Late Bloomers vs Genius: Experimental vs Conceptual

Great Post over at JM Colberg's Conscientious today. I too was completely fascinated by Malcolm Gladwell's article on genius and youth.

I read the article twice on the plane coming home yesterday. I can't remember the last time I underlined text in a magazine.

Colberg's post today is interested in the idea of age and why someone later in life cannot be an "emerging photographer." And that is certainly an ever-present conversation in the photo world. (Here''s a recent example where Cara Phillips calls Brian Ulrich an elder statesman. Elder statesman? Brian was born in 1971.)

But back to Gladwell's article: it is entitled "Late Bloomers" and begins with a description of writer Ben Fountain's experience with his novel "Brief Encounters." Fountain quits his job at 30 to become a writer and it takes him thirty trips to Haiti and eighteen years to make his "breakthrough" as a "young" writer. At the age of 48?

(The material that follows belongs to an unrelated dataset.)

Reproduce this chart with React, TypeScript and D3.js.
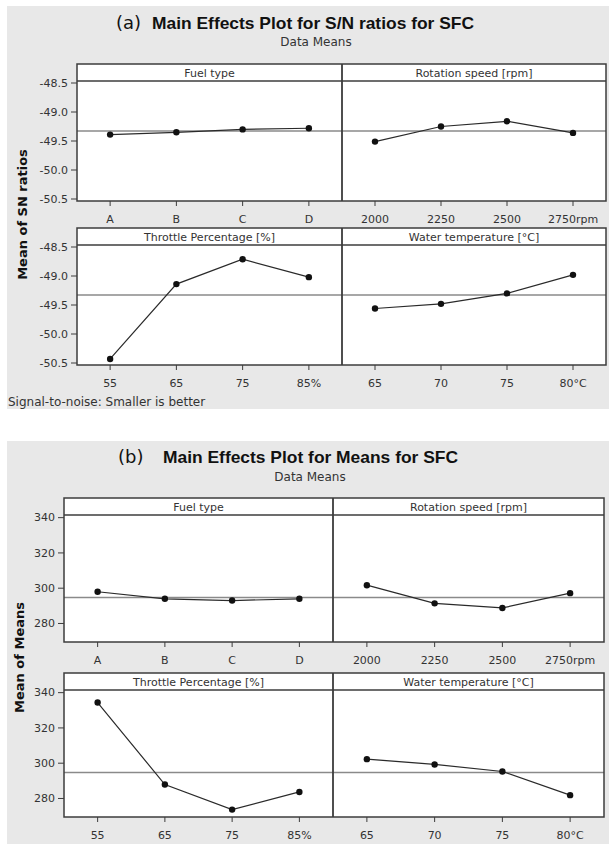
import React from "react";
import * as d3 from "d3";

// ---- categories / levels ----
const factorNames = ["Fuel type", "Rotation speed [rpm]", "Throttle Percentage [%]", "Water temperature [°C]"];
const fuelLevels = ["A", "B", "C", "D"];
const rpmLevels = ["2000", "2250", "2500", "2750rpm"];
const throttleLevels = ["55", "65", "75", "85%"];
const waterLevels = ["65", "70", "75", "80°C"];

// ---- (a) S/N ratio means ----
const snFuel = [-49.39, -49.35, -49.3, -49.28];
const snRpm = [-49.51, -49.25, -49.16, -49.36];
const snThrottle = [-50.43, -49.14, -48.71, -49.02];
const snWater = [-49.56, -49.48, -49.3, -48.98];
const snTicks = [-48.5, -49.0, -49.5, -50.0, -50.5];

// ---- (b) means ----
const meanFuel = [298, 294, 293, 294];
const meanRpm = [301.7, 291.4, 288.8, 297.2];
const meanThrottle = [334.4, 287.9, 273.7, 283.7];
const meanWater = [302.3, 299.3, 295.3, 281.9];
const meanTicks = [340, 320, 300, 280];

type Chart = {
  bgTop: number; bgBottom: number;
  label: string; labelX: number; title: string; titleX: number; titleLen: number; titleY: number;
  subY: number; subX: number;
  left: number; mid: number; right: number;
  rowTops: number[]; stripH: number; plotH: number;
  yDomain: [number, number]; yPad: number;
  ticks: number[]; fmt: (v: number) => string;
  yTitle: string; yTitleX: number;
  series: number[][]; levels: string[][];
  footer?: string;
};

const charts: Chart[] = [
  {
    bgTop: 6, bgBottom: 409,
    label: "(a)", labelX: 116, title: "Main Effects Plot for S/N ratios for SFC", titleX: 152, titleLen: 322, titleY: 29,
    subY: 46, subX: 316,
    left: 77, mid: 342, right: 606,
    rowTops: [64, 228], stripH: 17, plotH: 120,
    yDomain: [-50.5, -48.5], yPad: 2,
    ticks: snTicks, fmt: (v) => v.toFixed(1),
    yTitle: "Mean of SN ratios", yTitleX: 22,
    series: [snFuel, snRpm, snThrottle, snWater],
    levels: [fuelLevels, rpmLevels, throttleLevels, waterLevels],
    footer: "Signal-to-noise: Smaller is better",
  },
  {
    bgTop: 441, bgBottom: 844,
    label: "(b)", labelX: 118, title: "Main Effects Plot for Means for SFC", titleX: 163, titleLen: 295, titleY: 463,
    subY: 481, subX: 310,
    left: 64, mid: 333, right: 604,
    rowTops: [498, 673], stripH: 17, plotH: 127,
    yDomain: [269.5, 341.5], yPad: 0,
    ticks: meanTicks, fmt: (v) => String(v),
    yTitle: "Mean of Means", yTitleX: 19,
    series: [meanFuel, meanRpm, meanThrottle, meanWater],
    levels: [fuelLevels, rpmLevels, throttleLevels, waterLevels],
  },
];

const FRAME = "#3c3c3c";
const TXT = "#333";
const TICKFONT = "DejaVu Sans, sans-serif";

function ChartBlock({ c }: { c: Chart }) {
  const grand = d3.mean(c.series.flat()) as number;
  const rows = c.rowTops.map((top, r) => {
    const plotTop = top + c.stripH;
    const plotBottom = plotTop + c.plotH;
    const y = d3.scaleLinear().domain(c.yDomain).range([plotBottom - c.yPad, plotTop + c.yPad]);
    const panels = [0, 1].map((p) => {
      const idx = r * 2 + p;
      const x0 = p === 0 ? c.left : c.mid;
      const x1 = p === 0 ? c.mid : c.right;
      const x = d3.scalePoint<string>().domain(c.levels[idx]).range([x0, x1]).padding(0.5);
      const vals = c.series[idx];
      const line = d3.line<number>().x((_, i) => x(c.levels[idx][i]) as number).y((d) => y(d));
      return (
        <g key={p}>
          <text x={(x0 + x1) / 2} y={top + 13} textAnchor="middle" fontFamily={TICKFONT} fontSize={11} fill={TXT}>
            {factorNames[idx]}
          </text>
          <line x1={x0} x2={x1} y1={y(grand)} y2={y(grand)} stroke="#8a8a8a" strokeWidth={1.5} />
          <path d={line(vals) || ""} fill="none" stroke="#2a2a2a" strokeWidth={1.2} />
          {vals.map((v, i) => (
            <circle key={i} cx={x(c.levels[idx][i]) as number} cy={y(v)} r={3.2} fill="#111" />
          ))}
          {c.levels[idx].map((l) => (
            <g key={l}>
              <line x1={x(l) as number} x2={x(l) as number} y1={plotBottom} y2={plotBottom + 5} stroke={FRAME} strokeWidth={1} />
              <text x={x(l) as number} y={plotBottom + 22} textAnchor="middle" fontFamily={TICKFONT} fontSize={11} fill={TXT}>
                {l}
              </text>
            </g>
          ))}
        </g>
      );
    });
    return (
      <g key={r}>
        <rect x={c.left} y={top} width={c.right - c.left} height={c.stripH + c.plotH} fill="#fff" />
        {panels}
        {c.ticks.map((t) => (
          <g key={t}>
            <line x1={c.left - 6} x2={c.left} y1={y(t)} y2={y(t)} stroke={FRAME} strokeWidth={1} />
            <text x={c.left - 9} y={y(t)} dy="0.35em" textAnchor="end" fontFamily={TICKFONT} fontSize={11} fill={TXT}>
              {c.fmt(t)}
            </text>
          </g>
        ))}
        <line x1={c.left} x2={c.right} y1={plotTop} y2={plotTop} stroke={FRAME} strokeWidth={1.3} />
        <line x1={c.mid} x2={c.mid} y1={top} y2={plotBottom} stroke={FRAME} strokeWidth={1.8} />
        <rect x={c.left} y={top} width={c.right - c.left} height={c.stripH + c.plotH} fill="none" stroke={FRAME} strokeWidth={1.5} />
      </g>
    );
  });
  const midY = (c.rowTops[0] + c.rowTops[1] + c.stripH + c.plotH) / 2;
  return (
    <g>
      <rect x={7} y={c.bgTop} width={609 - 7} height={c.bgBottom - c.bgTop} fill="#e8e8e8" />
      <text x={c.labelX} y={c.titleY} fontFamily="DejaVu Sans, sans-serif" fontSize={18} fill="#111">
        {c.label}
      </text>
      <text x={c.titleX} y={c.titleY} fontFamily="Liberation Sans, Arial, sans-serif" fontWeight="bold" fontSize={17}
        textLength={c.titleLen} lengthAdjust="spacingAndGlyphs" fill="#111">
        {c.title}
      </text>
      <text x={c.subX} y={c.subY} textAnchor="middle" fontFamily={TICKFONT} fontSize={12} fill={TXT}>
        Data Means
      </text>
      {rows}
      <text transform={`translate(${c.yTitleX},${midY}) rotate(-90)`} textAnchor="middle" dy="0.35em"
        fontFamily="DejaVu Sans, sans-serif" fontWeight="bold" fontSize={13} fill="#111">
        {c.yTitle}
      </text>
      {c.footer && (
        <text x={8} y={c.bgBottom - 3} fontFamily={TICKFONT} fontSize={12} fill={TXT}>
          {c.footer}
        </text>
      )}
    </g>
  );
}

export default function App() {
  return (
    <svg width={609} height={844} style={{ position: "absolute", left: 0, top: 0, display: "block", background: "#fff" }}>
      {charts.map((c, i) => (
        <ChartBlock key={i} c={c} />
      ))}
    </svg>
  );
}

Gladwell then looks at a study by University of Chicago Economist David Galenson testing the theory that poetry is considered the domain of youth. Galenson used 47 poetry anthologies since 1980 and counted the poems that appear most frequently. The top eleven poems were written at an average age of 37.09 ( I had to do the math) which easily dispels the myth that "lyric poetry is a domain where talent is discovered early, burns brightly, and then peters out at an early age."

Gladwell then looks at Galenson trying to understand the artworld examples of Picasso and Cezanne. Picasso churning out masterpieces at 20 is widely considered a genius. Versus Cezanne, who's greatest work is from his later years. (Cezanne's later works are 15 times more valuable at auction than his early work.) Was it just the idea that the market failed to discover the genius of Cezanne or was his early work just not all that good?

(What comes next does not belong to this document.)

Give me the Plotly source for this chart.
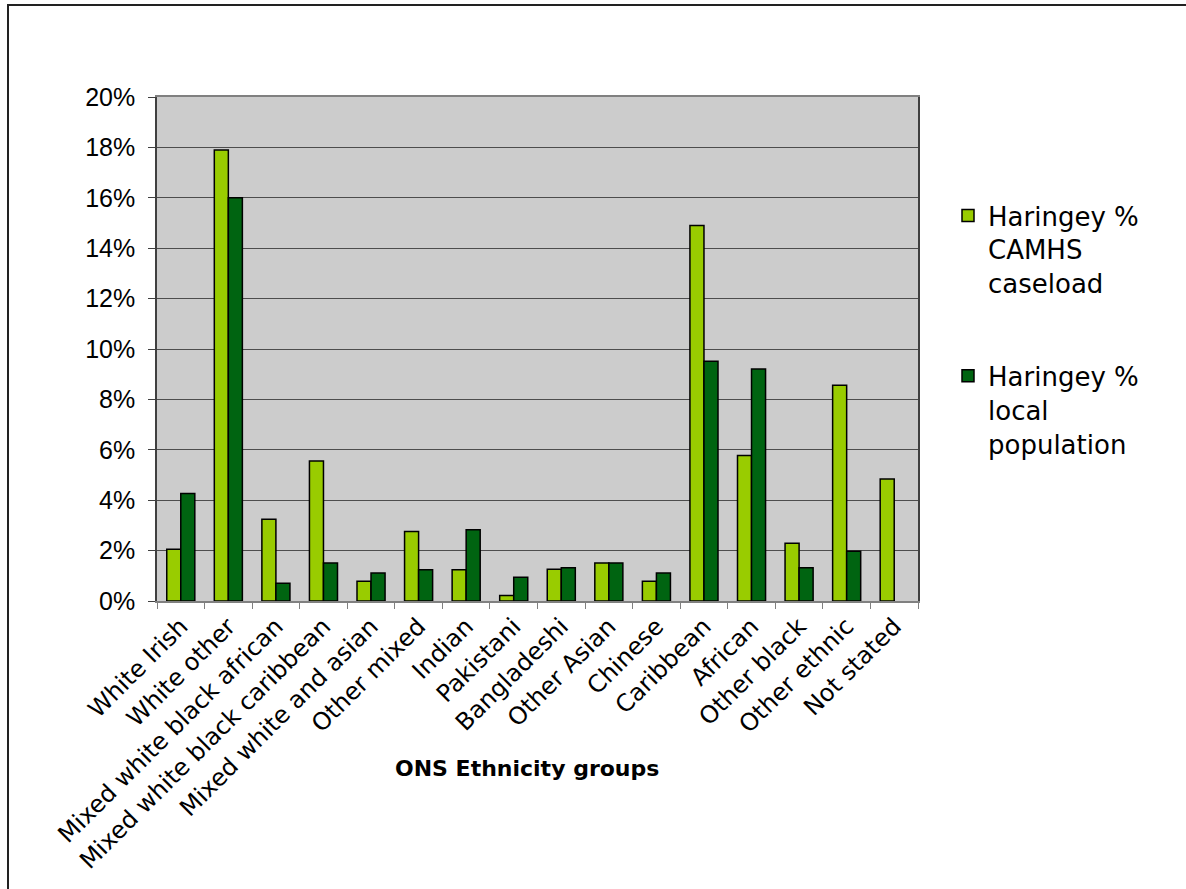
import plotly.graph_objects as go

# ONS ethnicity groups and the two percentage series
categories = [
    "White Irish", "White other", "Mixed white black african",
    "Mixed white black caribbean", "Mixed white and asian", "Other mixed",
    "Indian", "Pakistani", "Bangladeshi", "Other Asian", "Chinese",
    "Caribbean", "African", "Other black", "Other ethnic", "Not stated",
]
caseload_pct = [2.05, 17.9, 3.24, 5.56, 0.78, 2.76, 1.24, 0.22,
                1.26, 1.51, 0.78, 14.9, 5.77, 2.29, 8.56, 4.84]
population_pct = [4.27, 16.0, 0.70, 1.51, 1.11, 1.24, 2.83, 0.94,
                  1.32, 1.51, 1.11, 9.51, 9.21, 1.32, 1.97, None]
y_ticks = [0, 2, 4, 6, 8, 10, 12, 14, 16, 18, 20]
y_tick_labels = [f"{v}%" for v in y_ticks]

W, H = 1186, 889
L, R, T, B = 157, 918, 97, 601  # plot area in pixels


def px_x(p):
    return (p - L) / (R - L)


def px_y(p):
    return (B - p) / (B - T)


fig = go.Figure()
fig.add_trace(go.Bar(
    x=categories, y=caseload_pct,
    name="Haringey %<br>CAMHS<br>caseload",
    legendgroup="a",
    marker=dict(color="#99CC00", line=dict(color="#000000", width=1.5)),
))
fig.add_trace(go.Bar(
    x=categories, y=population_pct,
    name="Haringey %<br>local<br>population",
    legendgroup="b",
    marker=dict(color="#006411", line=dict(color="#000000", width=1.5)),
))

fig.update_layout(
    width=W, height=H,
    margin=dict(l=L, r=W - R, t=T, b=H - B, autoexpand=False),
    paper_bgcolor="white",
    plot_bgcolor="#CCCCCC",
    barmode="group",
    bargap=0.41,
    bargroupgap=0,
    font=dict(family="DejaVu Sans", size=22, color="#000000"),
    legend=dict(
        x=px_x(948), y=px_y(192), xanchor="left", yanchor="top",
        font=dict(family="DejaVu Sans", size=26, color="#000000"),
        tracegroupgap=56, valign="top",
        bgcolor="rgba(0,0,0,0)",
    ),
    showlegend=True,
    xaxis=dict(
        type="category",
        tickangle=-45,
        tickson="boundaries",
        ticks="outside", ticklen=6, tickcolor="#808080", tickwidth=1,
        showline=True, linecolor="#808080", linewidth=1.5, mirror=True,
        showgrid=False,
        tickfont=dict(family="DejaVu Sans", size=24, color="#000000"),
        automargin=False,
    ),
    yaxis=dict(
        range=[0, 20],
        tickvals=y_ticks, ticktext=y_tick_labels,
        ticks="outside", ticklen=7, tickcolor="#404040", tickwidth=1,
        ticklabelstandoff=8,
        showline=True, linecolor="#404040", linewidth=1.5, mirror=True,
        showgrid=True, gridcolor="#4d4d4d", gridwidth=1,
        zeroline=False,
        tickfont=dict(family="Liberation Sans", size=25, color="#000000"),
        automargin=False,
    ),
)

# x-axis title sits between the slanted category labels
fig.add_annotation(
    text="<b>ONS Ethnicity groups</b>",
    xref="paper", yref="paper", x=px_x(527), y=px_y(768),
    xanchor="center", yanchor="middle", showarrow=False,
    font=dict(family="DejaVu Sans", size=22, color="#000000"),
)

# outer chart frame (top and left edges visible)
fig.add_shape(
    type="rect", xref="paper", yref="paper",
    x0=px_x(8), y0=px_y(H + 20), x1=px_x(W + 20), y1=px_y(5),
    line=dict(color="#222222", width=2), fillcolor="rgba(0,0,0,0)",
    layer="below",
)

fig.write_html("out.html")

The real kicker for me is the difference in the creative process. Picasso disdains the idea of his work having anything to do with search or exploration. Picasso claims in an interview "to have never made trials or experiments." While Cezanne would have sitters for portraits return over and over again. Cezanne speaks often of his work being about search and seeking.

Galenson's idea then, is that creativity can really be divided into two camps: experimental versus conceptual.

And therefore the idea that youth and genius go together is really based on more the idea that it takes time to do work that is more about evolution - about research and experiments. About seeing how the world looks photographed. Galenson describes "late bloomers" as working "the other way around." "Their goals are imprecise, so their procedure is tentative and incremental."

The lesson then, is that if you want to be a genius photographer, you must do work at a young age that is not at all tentative or experimental. It cannot evolve and it must be conceptual and from the beginning have a clear idea of where it's going.

What photographers does this remind you of? I think I may work on a list of conceptual versus experimental photographers. Genius versus Late Bloomer?


Cara said...


You misunderstand, I referred to Brian that way because of success level partly, but more importantly Brian is incredibly generous with advice and encouragement to those of us who are "emerging." Even if we are only a couple years younger than him.


Russell Kaye said...


Point taken.. I just assumed you used "elder" because of his age-

On an aside, I enjoyed seeing your work in Atlanta a couple of weeks back. You were busy explaining the UV project to a couple of skeptics and I was busy wrangling my 6-year-old, otherwise I would've said "hi."